Sunday, December 3, 2006

Sexomones: A strong human pheromone effect

If you have ever gone for a walk with a bitch in heat, you know that scent is a powerful message in the animal kingdom. Empirical research seems to argue against the existence of human sex pheromones, but there sure are a lot of spammers who would have us believe otherwise.

I have given the topic considerable thought, and I can say quite confidently that I can now reconcile these two seemingly contradictory points of view. Human sex pheromones indeed DO exist. They just don't work as attractants for the opposite sex--that's why the research studies have so far failed to reject their null hypotheses. What human sex pheromones do NOT do is attract your mate. What they DO do is attract your CHILDREN.

I have observed that our children have an unerring ability to detect any hint of amorous stirring when my wife and I are together. A simple hug and deep kiss is enough to bring them running from the opposite end of our 6500 sq. ft. home. They don't know why they are all of a suddeen in desperate need of getting our joint attention RIGHT NOW! They will come and physically insinuate themselves between us while chattering away, making any hope of liaison vanish completely. If asleep, they will waken. (This seems especially true in the early morning pre-dawn hours.) Because the effect is diametrically opposed to the idea connoted by the general use of the term "pheromones", I have proposed that the newly identified factors be referred to as "sexomones."

This sexomone effect has been consistently demonstrated by all four of our children in turn. The response has been most pronounced in neonates, and it seems to weaken steadily with advancing age. Upon entering puberty, there appears that there may be a "polarity reversal" of the effect wherein any hint of parental sexuality sends the adolescent bounding from the room, preferrably to a different floor of the house. I admit that I am less certain of the changing adolescent sexomone response, because so far only the first of our kids has hit that particular developmental stage. Replication of these observations must wait, for now.

Because the sexomone phenomenon has been so pronounced for us over the last decade-plus, we have become completely convinced it is a real effect. For a while it seemed to be a almost a running joke for us. Some joke. Sure a pratfall can be funny, but when it repeats over and over and over, it becomes nothing more than pain in the ass.

Sexomones seem to function only if the two of us (my wife and I) are in proximity. Gearing up for a vigorous session of masturbation (thankfully) doesn't seem to have nearly the same propensity to pring the preschoolers barrelling through the bedroom door. Conjoint non-sexual nudity, e.g., showers, baths, trimming body hair, etc., does not cause the sexomone effect to be manifest. A fully-clothed grope and grind will. It rarely fails.

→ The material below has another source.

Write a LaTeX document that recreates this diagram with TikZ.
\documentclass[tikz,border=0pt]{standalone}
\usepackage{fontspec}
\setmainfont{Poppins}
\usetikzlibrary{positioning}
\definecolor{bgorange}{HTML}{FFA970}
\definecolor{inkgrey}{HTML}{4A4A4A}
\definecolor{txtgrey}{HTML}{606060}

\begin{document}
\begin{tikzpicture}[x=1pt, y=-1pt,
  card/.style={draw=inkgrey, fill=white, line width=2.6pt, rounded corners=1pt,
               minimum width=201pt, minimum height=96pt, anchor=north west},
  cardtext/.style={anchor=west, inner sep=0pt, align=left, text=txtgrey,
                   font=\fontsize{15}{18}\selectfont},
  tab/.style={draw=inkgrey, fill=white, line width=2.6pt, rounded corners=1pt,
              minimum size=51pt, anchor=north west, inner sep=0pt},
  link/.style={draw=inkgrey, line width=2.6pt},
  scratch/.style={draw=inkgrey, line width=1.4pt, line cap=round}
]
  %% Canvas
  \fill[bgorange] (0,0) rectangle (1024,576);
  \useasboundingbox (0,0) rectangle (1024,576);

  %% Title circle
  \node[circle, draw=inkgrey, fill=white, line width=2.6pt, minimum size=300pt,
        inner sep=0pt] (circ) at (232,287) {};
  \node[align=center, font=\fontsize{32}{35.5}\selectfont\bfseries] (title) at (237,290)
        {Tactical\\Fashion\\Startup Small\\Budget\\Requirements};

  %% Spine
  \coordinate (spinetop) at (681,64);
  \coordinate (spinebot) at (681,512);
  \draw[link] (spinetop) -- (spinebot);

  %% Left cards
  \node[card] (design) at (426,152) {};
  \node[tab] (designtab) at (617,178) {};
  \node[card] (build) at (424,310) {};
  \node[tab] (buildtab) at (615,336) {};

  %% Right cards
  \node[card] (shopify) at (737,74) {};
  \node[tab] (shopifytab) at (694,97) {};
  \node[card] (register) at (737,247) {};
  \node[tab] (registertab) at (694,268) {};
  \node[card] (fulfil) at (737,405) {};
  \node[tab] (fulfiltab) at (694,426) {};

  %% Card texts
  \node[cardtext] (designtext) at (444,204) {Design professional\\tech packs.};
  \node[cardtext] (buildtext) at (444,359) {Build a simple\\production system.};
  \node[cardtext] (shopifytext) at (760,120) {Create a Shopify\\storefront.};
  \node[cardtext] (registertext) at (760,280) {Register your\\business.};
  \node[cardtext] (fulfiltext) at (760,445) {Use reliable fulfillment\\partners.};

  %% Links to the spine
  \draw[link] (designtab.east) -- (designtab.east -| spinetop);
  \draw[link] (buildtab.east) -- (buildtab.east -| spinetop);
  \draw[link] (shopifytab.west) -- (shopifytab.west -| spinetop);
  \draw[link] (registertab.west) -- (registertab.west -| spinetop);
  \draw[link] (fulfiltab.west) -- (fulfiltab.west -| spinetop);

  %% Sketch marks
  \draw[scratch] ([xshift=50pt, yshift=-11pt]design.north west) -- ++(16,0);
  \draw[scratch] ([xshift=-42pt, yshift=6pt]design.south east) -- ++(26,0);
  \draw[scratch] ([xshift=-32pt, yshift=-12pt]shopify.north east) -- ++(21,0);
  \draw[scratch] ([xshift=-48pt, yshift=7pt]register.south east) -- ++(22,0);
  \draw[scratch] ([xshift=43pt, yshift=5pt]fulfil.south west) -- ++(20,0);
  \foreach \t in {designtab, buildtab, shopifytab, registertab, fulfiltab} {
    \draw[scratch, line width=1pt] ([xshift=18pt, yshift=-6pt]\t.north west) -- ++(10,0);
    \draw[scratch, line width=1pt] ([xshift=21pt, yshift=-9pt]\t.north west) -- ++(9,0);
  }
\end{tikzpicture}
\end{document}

The scientist in me wonders, "Why should our species be equipped with this kind of anti-sex pheromone? Would it not be counter-adaptive in propagating one's genes to be subject to this sexomone effect?" After some discussion we have concluded that the evolutionary pressure favours the emergence of sexomones because offspring (ours) of sexomone-producing adults (us) have a vested interest in reducing competition for resources from potential future siblings. If they can detect and prevent us parents having a good romp, then they are less likely to have a baby brother or baby sister to contend with. Selection pressure does not give a rat's ass about whether a marital relationship suffers, apparently.

Knowledge is power. With an understanding of how these sexomones work we have been able to adopt counter-strategies to beat natural selection at its own game. Together my wife and I have succeeded in producing a higher-than-statistical-average number of children. While this may not help the selfish genes of any one of our equally selfish carpet-apes, it has allowed us to more extensively propagate OUR genes. More importantly, it has made it so that the kids can't come between us quite so often.